■ DATA SUPPLIED:
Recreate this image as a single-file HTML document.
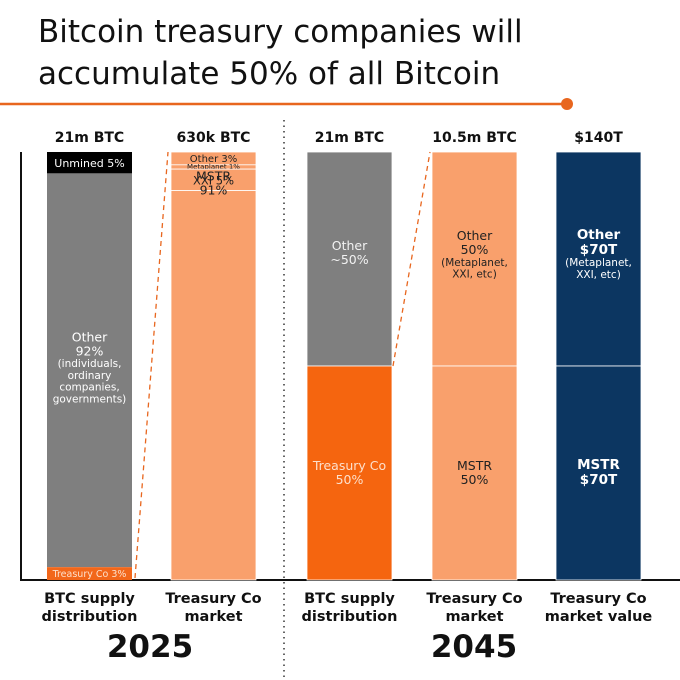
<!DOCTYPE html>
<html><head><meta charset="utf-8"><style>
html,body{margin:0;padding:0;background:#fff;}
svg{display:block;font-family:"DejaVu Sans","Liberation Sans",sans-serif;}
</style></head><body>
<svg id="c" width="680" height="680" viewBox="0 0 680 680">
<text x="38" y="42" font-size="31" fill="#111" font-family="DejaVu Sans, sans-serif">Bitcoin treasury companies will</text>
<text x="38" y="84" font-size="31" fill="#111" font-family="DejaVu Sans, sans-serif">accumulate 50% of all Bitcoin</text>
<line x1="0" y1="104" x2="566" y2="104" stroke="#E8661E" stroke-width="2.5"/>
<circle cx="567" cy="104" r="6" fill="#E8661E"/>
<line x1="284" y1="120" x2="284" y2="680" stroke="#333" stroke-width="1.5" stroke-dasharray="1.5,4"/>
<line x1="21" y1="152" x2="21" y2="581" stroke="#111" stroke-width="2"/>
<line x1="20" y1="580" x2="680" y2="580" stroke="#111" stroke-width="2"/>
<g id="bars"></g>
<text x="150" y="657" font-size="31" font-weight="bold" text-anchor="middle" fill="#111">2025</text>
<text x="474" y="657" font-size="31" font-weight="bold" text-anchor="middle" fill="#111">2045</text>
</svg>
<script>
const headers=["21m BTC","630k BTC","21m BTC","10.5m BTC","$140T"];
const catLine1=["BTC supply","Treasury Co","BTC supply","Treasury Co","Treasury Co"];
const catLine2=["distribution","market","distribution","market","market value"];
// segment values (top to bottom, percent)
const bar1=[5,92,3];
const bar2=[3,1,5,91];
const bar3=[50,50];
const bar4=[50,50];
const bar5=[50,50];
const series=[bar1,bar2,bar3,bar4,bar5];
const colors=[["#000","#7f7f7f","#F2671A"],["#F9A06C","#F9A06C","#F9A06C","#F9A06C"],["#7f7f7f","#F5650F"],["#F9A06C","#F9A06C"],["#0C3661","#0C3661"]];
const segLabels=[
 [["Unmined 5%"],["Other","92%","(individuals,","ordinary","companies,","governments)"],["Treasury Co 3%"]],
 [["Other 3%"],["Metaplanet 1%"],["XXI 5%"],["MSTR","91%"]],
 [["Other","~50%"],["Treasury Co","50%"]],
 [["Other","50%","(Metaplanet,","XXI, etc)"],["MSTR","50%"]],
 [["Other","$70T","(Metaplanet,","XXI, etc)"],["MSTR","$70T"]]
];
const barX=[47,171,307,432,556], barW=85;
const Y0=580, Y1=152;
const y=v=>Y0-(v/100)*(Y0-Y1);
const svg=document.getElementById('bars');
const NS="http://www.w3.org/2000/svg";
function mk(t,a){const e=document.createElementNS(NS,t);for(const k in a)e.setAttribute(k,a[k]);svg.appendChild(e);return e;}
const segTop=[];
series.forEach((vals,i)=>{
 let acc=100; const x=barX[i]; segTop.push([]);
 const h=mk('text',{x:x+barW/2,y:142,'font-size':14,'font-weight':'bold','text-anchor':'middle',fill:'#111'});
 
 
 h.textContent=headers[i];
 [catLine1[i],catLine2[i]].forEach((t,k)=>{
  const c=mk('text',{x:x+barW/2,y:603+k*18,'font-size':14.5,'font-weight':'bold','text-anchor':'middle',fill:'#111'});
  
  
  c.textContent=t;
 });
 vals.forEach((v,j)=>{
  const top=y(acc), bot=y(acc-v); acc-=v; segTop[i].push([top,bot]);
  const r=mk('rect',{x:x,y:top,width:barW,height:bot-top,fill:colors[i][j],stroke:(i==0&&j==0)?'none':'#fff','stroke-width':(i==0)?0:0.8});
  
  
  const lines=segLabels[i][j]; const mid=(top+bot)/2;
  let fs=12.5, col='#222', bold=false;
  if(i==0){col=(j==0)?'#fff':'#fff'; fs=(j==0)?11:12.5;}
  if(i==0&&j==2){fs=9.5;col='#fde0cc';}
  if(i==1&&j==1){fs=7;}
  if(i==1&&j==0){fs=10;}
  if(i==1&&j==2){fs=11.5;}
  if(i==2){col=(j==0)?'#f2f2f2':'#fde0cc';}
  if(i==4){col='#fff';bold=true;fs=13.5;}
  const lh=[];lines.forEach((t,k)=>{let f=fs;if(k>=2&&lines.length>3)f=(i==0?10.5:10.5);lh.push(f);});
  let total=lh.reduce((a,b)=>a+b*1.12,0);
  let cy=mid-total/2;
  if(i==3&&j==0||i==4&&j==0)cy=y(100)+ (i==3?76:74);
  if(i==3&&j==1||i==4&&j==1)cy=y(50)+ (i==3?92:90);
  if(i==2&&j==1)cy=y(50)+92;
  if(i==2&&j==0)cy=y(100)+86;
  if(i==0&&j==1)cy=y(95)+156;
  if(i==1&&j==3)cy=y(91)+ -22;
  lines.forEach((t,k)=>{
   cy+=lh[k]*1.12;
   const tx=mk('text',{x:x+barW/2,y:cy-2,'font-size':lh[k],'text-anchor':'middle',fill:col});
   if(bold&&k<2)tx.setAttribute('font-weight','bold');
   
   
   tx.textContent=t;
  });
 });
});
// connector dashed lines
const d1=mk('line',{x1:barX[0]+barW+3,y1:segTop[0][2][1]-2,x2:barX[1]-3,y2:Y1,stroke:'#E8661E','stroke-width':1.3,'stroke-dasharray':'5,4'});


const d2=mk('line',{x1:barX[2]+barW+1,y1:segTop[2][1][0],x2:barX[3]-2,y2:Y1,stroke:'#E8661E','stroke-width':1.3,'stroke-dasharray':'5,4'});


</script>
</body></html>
==
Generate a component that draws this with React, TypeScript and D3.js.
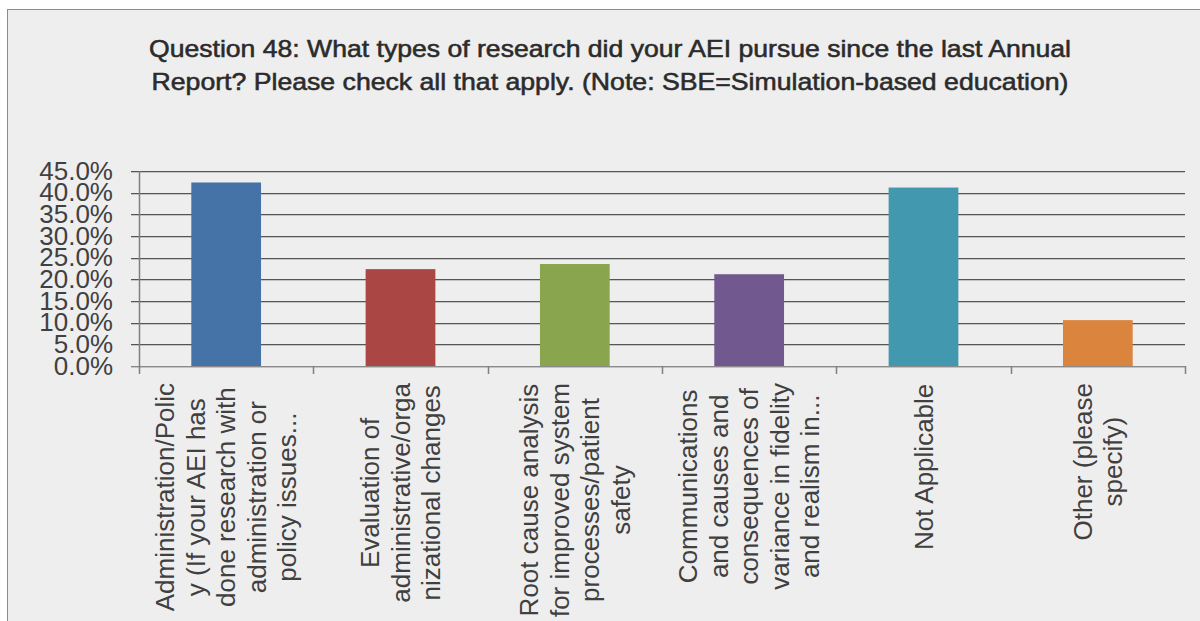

■ STATED EXERCISE: In the entries above, find each line with the word "this" and show it.

■ RESULT:
Recreate this image as a single-file HTML document.
Generate a component that draws this with React, TypeScript and D3.js.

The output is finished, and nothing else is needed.